The recovery in the gold price, after crashing through key $1,200 support during the Asia session, has looked pretty pathetic at best so far today. It managed to climb back to $1,210, but quickly retreated and it is now back below $1,200.
So what is driving this move? The long-term downtrend in gold is mostly fuelled by benign inflationary fears and the prospect of the end of the Fed’s era of super-easing. However, the recent acceleration in the decline of gold may have been on the back of stresses in the Chinese inter-bank lending market. As financial strains have risen in China, gold has looked particularly vulnerable. One reason for the gold/ China link is that investors are liquidating their gold positions to fund losses in their Chinese assets.
The speed and ferocity of this drop is alarming, gold has fallen nearly $250 since June 6th. Thus, even when it looks extremely oversold the pullbacks, particularly in the last 10 trading sessions, have been shallow; after all no one wants to catch a falling knife…
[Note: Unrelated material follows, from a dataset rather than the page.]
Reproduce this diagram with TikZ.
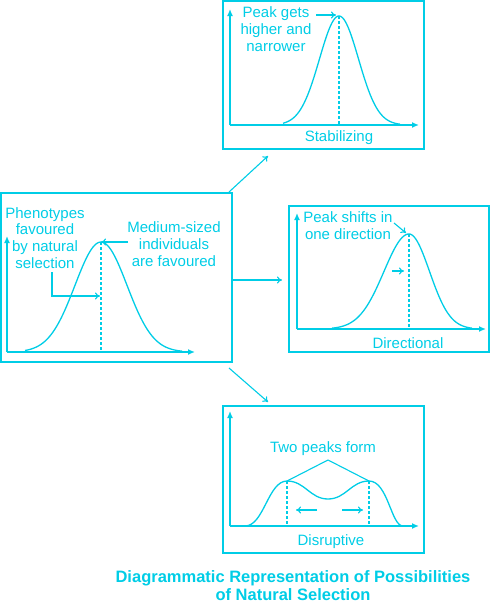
\documentclass[tikz,border=0pt]{standalone}
\usepackage{fontspec}
\setmainfont{Liberation Sans}
\usetikzlibrary{arrows.meta}
\definecolor{cy}{RGB}{0,205,230}
\begin{document}
\begin{tikzpicture}[x=1pt,y=-1pt,
  every node/.style={text=cy,inner sep=0pt},
  lbl/.style={font=\fontsize{15}{16.8}\selectfont,align=center},
  box/.style={draw=cy,line width=1.3pt,minimum width=#1},
  axis/.style={draw=cy,line width=1.4pt,-{Latex[length=7pt,width=6pt]}},
  curve/.style={draw=cy,line width=1.3pt},
  guide/.style={draw=cy,line width=1.1pt,dash pattern=on 3pt off 2pt},
  conn/.style={draw=cy,line width=1.1pt,-{To[length=5pt,width=7pt]}},
  ]
\useasboundingbox (0,0) rectangle (491,605);
% boxes
\node[box=231,minimum height=169] (L) at (116.5,277.5) {};
\node[box=201,minimum height=148] (S) at (323.5,75) {};
\node[box=200,minimum height=146] (D) at (389,279) {};
\node[box=201,minimum height=147] (R) at (323.5,479.5) {};
% connectors between boxes
\coordinate (c1s) at (229,192); \coordinate (c1e) at (268,156);
\coordinate (c2s) at (232,280); \coordinate (c2e) at (282,280);
\coordinate (c3s) at (229,368); \coordinate (c3e) at (268,402);
\draw[conn] (c1s) -- (c1e);
\draw[conn] (c2s) -- (c2e);
\draw[conn] (c3s) -- (c3e);

% ---------- left panel ----------
\coordinate (lo) at (7,352);
\draw[axis] (lo) -- (7,236);
\draw[axis] (lo) -- (195,352);
\draw[curve] plot[domain=25:182,samples=80,smooth] (\x,{352-110*exp(-((\x-101)^2)/(2*26*26))});
\coordinate (lp) at (101,242);
\draw[guide] (lp) -- (101,352);
\node[lbl] (lt1) at (45,238) {Phenotypes\\favoured\\by natural\\selection};
\node[lbl] (lt2) at (174,244) {Medium-sized\\individuals\\are favoured};
\coordinate (la1) at (128,242);
\draw[conn] (la1) -- (lp);
\coordinate (la2) at (52,272); \coordinate (la2e) at (100,296);
\draw[conn] (la2) |- (la2e);

% ---------- stabilizing ----------
\coordinate (so) at (230,125);
\draw[axis] (so) -- (230,9);
\draw[axis] (so) -- (419,125);
\draw[curve] plot[domain=283:400,samples=80,smooth] (\x,{125-109*exp(-((\x-339)^2)/(2*19.5*19.5))});
\coordinate (sp) at (339,16);
\draw[guide] (sp) -- (339,125);
\node[lbl] (st) at (276,29) {Peak gets\\higher and\\narrower};
\coordinate (sa) at (316,15); \coordinate (sae) at (336,15);
\draw[conn] (sa) -- (sae);
\node[lbl] (sl) at (339,138) {Stabilizing};

% ---------- directional ----------
\coordinate (do) at (297,329);
\draw[axis] (do) -- (297,213);
\draw[axis] (do) -- (486,329);
\draw[curve] plot[domain=332:409,samples=60,smooth] (\x,{329-95*exp(-((\x-409)^2)/(2*25*25))});
\draw[curve] plot[domain=409:472,samples=60,smooth] (\x,{329-95*exp(-((\x-409)^2)/(2*20.5*20.5))});
\coordinate (dp) at (409,234);
\draw[guide] (dp) -- (409,329);
\node[lbl] (dt) at (348,226) {Peak shifts in\\one direction};
\coordinate (da) at (394,223); \coordinate (dae) at (406,233);
\draw[conn] (da) -- (dae);
\coordinate (ds) at (392,271); \coordinate (dse) at (404,271);
\draw[conn] (ds) -- (dse);
\node[lbl] (dl) at (408,343) {Directional};

% ---------- disruptive ----------
\coordinate (ro) at (230,526);
\draw[axis] (ro) -- (230,411);
\draw[axis] (ro) -- (419,526);
\draw[curve] (245,526) .. controls (264,526) and (268,481) .. (287,481)
  .. controls (305,481) and (310,499) .. (328,499)
  .. controls (346,499) and (351,481) .. (369,481)
  .. controls (388,481) and (391,526) .. (403,526);
\coordinate (rp1) at (287,481); \coordinate (rp2) at (369,481);
\draw[guide] (rp1) -- (287,526);
\draw[guide] (rp2) -- (369,526);
\node[lbl] (rt) at (323,449) {Two peaks form};
\coordinate (rap) at (328,460);
\draw[cy,line width=1.1pt] (rp1) -- (rap) -- (rp2);
\coordinate (rl) at (317,510); \coordinate (rle) at (296,510);
\draw[conn] (rl) -- (rle);
\coordinate (rr) at (342,510); \coordinate (rre) at (363,510);
\draw[conn] (rr) -- (rre);
\node[lbl] (rlab) at (331,542) {Disruptive};

% ---------- title ----------
\node[font=\bfseries\fontsize{16.5}{18}\selectfont,align=center] (title) at (293,586) {Diagrammatic Representation of Possibilities\\of Natural Selection};
\end{tikzpicture}
\end{document}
So where could gold go to next? With China’s situation far from resolved, and the authorities in Beijing slow to react, there could be more downside for the gold price. The next support level of note is $1,145 – the 61.8% retracement of the uptrend from March 2008 – September 2011. We believe there could be a wave of selling on any move back to $1,205-10 (the recent high). However, if there is no recovery, not even in the short term, then we could see the sell-off take another leg lower if we fall through today’s low at $1,180. Below $1,145 (61.8% Fib support), $1,055, the 100-month moving average, comes into the picture.